3. Iron it Together! To attach the side pieces when you aren’t sewing requires iron on adhesive. I used two different versions of this and I like the “Steam a Seam” best. Just pin along the seam line, parallel with the edge of the fabric instead of the normal perpendicular for sewing.
Pull the paper off the adhesive strip and insert it into the seam area. Adhere it to the bottom selvage and then close the selvage by putting the opposite selvage on top of the adhesive strip.
4. Then start ironing the seam closed, gently, on a wool setting. You may want to pull the pins out as you go. I must admit I did melt a couple of the heads off!
Just keep working in this fashion until the seam is glued shut.
First timers who haven’t worked with matching patterns might consider using a solid color or something that doesn’t require a pattern match for better results.
5. Do It All Over Again! I used iron on adhesive to connect both seams and then I went a step further and glued the seams down flat with additional iron on adhesive so they would always stay neat.
6. Round or Square? Now here’s the separation between a square tablecloth and a circular one. For square you’re all set, just glue in the hems using more iron on adhesive, all the way around.
For a circular tablecloth, fold the fabric in quarters, and get out the tape measure. If the diameter of your unhemmed tablecloth is 80 ½” like mine was, you measure 40 ¼”, half the dimension, from the corner out, and make marks in a circular design until you’ve covered the quartered piece of cloth.
7. Cut along the line, unfold the tablecloth and continue by gluing in the hem all the way around.

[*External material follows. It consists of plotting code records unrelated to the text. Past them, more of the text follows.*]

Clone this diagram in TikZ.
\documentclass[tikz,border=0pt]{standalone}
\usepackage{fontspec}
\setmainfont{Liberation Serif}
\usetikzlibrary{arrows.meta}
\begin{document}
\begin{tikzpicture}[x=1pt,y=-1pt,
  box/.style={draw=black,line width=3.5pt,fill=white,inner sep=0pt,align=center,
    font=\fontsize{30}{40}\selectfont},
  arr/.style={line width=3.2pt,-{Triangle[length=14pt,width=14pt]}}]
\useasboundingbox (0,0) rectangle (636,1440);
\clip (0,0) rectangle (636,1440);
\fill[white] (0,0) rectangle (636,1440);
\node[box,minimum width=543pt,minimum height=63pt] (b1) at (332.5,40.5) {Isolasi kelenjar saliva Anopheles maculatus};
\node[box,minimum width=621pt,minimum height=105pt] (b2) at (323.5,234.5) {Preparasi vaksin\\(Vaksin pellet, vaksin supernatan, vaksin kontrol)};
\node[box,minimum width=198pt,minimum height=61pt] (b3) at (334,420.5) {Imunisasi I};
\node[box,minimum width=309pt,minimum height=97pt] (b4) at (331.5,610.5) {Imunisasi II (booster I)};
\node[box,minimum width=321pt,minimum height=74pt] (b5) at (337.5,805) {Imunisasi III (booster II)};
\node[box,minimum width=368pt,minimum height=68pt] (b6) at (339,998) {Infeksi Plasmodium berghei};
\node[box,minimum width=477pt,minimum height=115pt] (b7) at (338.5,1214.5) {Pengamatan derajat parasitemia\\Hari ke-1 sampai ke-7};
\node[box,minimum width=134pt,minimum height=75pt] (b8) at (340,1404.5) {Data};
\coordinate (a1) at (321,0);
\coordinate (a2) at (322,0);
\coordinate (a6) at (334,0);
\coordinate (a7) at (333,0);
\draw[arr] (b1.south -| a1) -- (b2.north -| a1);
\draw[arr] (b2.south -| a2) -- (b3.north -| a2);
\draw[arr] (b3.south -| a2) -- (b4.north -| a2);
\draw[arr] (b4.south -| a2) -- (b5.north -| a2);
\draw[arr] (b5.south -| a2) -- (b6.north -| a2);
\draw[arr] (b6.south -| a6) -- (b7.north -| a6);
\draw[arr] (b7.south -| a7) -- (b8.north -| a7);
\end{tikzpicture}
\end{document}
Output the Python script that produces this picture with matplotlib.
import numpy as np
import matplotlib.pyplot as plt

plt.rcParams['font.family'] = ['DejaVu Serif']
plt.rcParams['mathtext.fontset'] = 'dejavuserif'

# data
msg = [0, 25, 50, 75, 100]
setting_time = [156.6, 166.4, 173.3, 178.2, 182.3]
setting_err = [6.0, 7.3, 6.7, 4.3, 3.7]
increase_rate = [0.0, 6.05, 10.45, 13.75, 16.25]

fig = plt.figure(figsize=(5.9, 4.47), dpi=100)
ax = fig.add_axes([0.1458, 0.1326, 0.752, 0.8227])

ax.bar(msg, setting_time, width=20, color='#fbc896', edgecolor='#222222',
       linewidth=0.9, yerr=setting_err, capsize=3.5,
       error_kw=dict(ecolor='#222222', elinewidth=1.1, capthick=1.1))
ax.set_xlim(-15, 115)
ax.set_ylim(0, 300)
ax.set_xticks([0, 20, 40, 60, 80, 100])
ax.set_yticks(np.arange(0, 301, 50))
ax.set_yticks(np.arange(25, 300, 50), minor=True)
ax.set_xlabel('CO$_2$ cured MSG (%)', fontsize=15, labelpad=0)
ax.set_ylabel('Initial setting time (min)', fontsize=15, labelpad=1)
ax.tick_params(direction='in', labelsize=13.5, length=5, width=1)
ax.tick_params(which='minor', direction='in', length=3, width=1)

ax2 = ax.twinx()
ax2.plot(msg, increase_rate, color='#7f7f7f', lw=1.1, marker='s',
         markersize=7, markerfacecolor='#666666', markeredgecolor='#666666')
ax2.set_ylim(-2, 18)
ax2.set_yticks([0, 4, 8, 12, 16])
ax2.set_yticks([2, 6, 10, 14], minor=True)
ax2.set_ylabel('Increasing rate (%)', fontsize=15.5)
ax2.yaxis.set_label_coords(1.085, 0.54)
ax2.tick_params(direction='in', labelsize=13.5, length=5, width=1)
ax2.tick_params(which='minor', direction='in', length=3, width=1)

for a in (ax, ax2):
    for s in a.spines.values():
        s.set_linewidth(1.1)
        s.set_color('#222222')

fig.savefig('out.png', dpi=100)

And the hem goes in best if you first iron in the 5/8” fold up and the second 5/8” fold. Then, insert the iron on adhesive like before and iron all the way around.
The napkins are a cinch. Just cut fabric 2” larger than you want your napkins. Some are 18” square and others go up to about 22”. Iron in your ½” hems, insert the adhesive and iron around again. They come together very easily.
Instructions: Dining Chair Seat Covers
Like napkins, this project is easy as pie. You’ll need to add an electric staple gun and cordless driver to the materials list for this project.
1. The Undoing. Start by turning your dining chairs upside down and locate the four screws that are holding the seat onto the chair frame. Unscrew the screws and remove the seat.
2. Cut and Staple. Cut the new fabric several inches larger than the seat so you can lay the seat, fabric side down on the wrong side of the new fabric and fold the new fabric around the seat.
3. Staple one side first then go to the opposite side and staple so you can pull the fabric evenly and taught. Move onto the other opposite sides and finish with the corners, stapling the new fabric to the wooden seat form.
4. The Redoing. Return the seat to the chair frame and screw it back into place. Easy-peasy huh?
Now, take some time and put your table together. Use one table cloth or layer the two with the circle as the base and the square as a topper. Add dinnerware and your brand new napkins.
Don’t forget the details too, remember, there are all sorts of options for napkin rings for the fall.
Of course woven is great all year long and its texture is perfect for getting that added cool weather warmth!
How about wrapping the napkin with a sprig of fall foliage?
Or maybe beads that you string on elastic? These are a great craft project for fall, or you can find them in just about any home décor store.
My personal favorite is to use fall wired ribbon. It is fairly inexpensive and of course very easy to make on your own! Finish the table off with a lovely fall centerpiece and you’re set until the holidays!!